Lot 130: Joe Conzo, CB4, digital print, 1980, printed 2005. Estimate $700 to $1,000.

Dubbed by the New York Times as “the man who took hip hop’s baby pictures,” Joe Conzo here captures legendary hip hop originators The Cold Crush Brothers. Taken in 1980, the photograph appears in the opening sequence of Chris Rock’s film “CB4.”

Shabazz is best known for his posed street photographs of urban-styled young Black people in New York City. His work records self-determination and joy, and is positioned as collaborative with his subjects. Now considered an unparalleled archive of street culture in the 1980s and 90s, Shabazz’s imagery is intentional, exhuberatant, and proud.

Right: Lot 137: UTFO / Dana Dana / Boogie Down Prod, 1987. Estimate $4,000 to $6,000.

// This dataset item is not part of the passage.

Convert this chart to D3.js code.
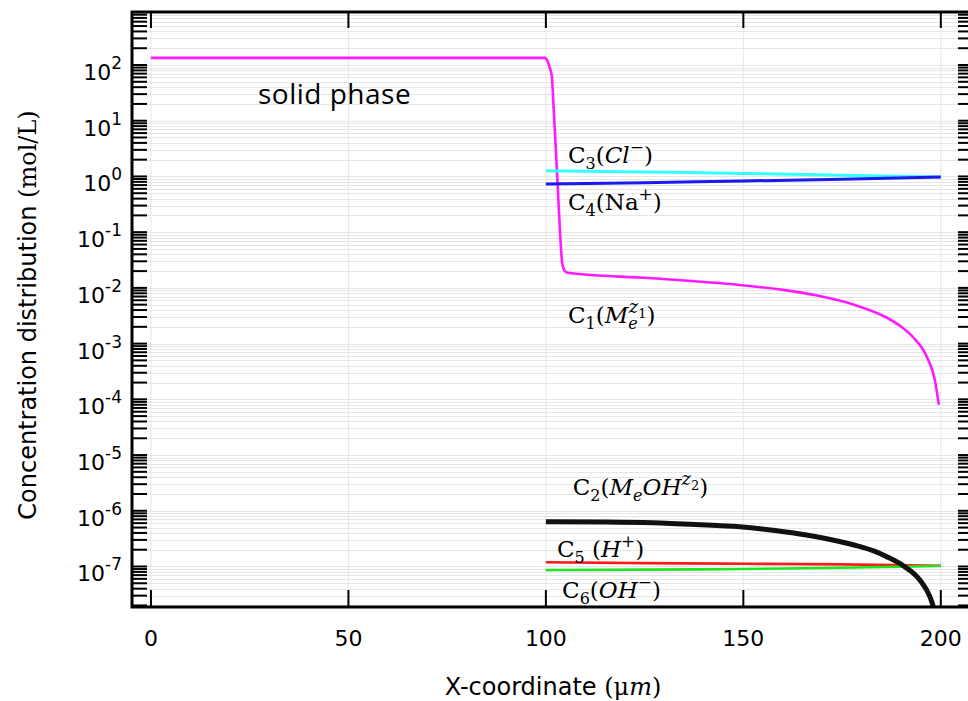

UTFO, Spoonie G, Dana Dane, Boogie Down Productions and Steady B all released albums that year, and Cool C had his debut single. The exceptional line-up also featured Grand Wizard Johnny-O and the Sorcerer Crew and Sweet ‘N Low. In spite of being billed, accurately, as a super fall rap spectacular,” the concert was a matinee. The Toledo Sports Arena, a multi-purpose venue housing ice hockey, boxing, wrestling, concerts and more, was built in 1947 and demolished in 2007.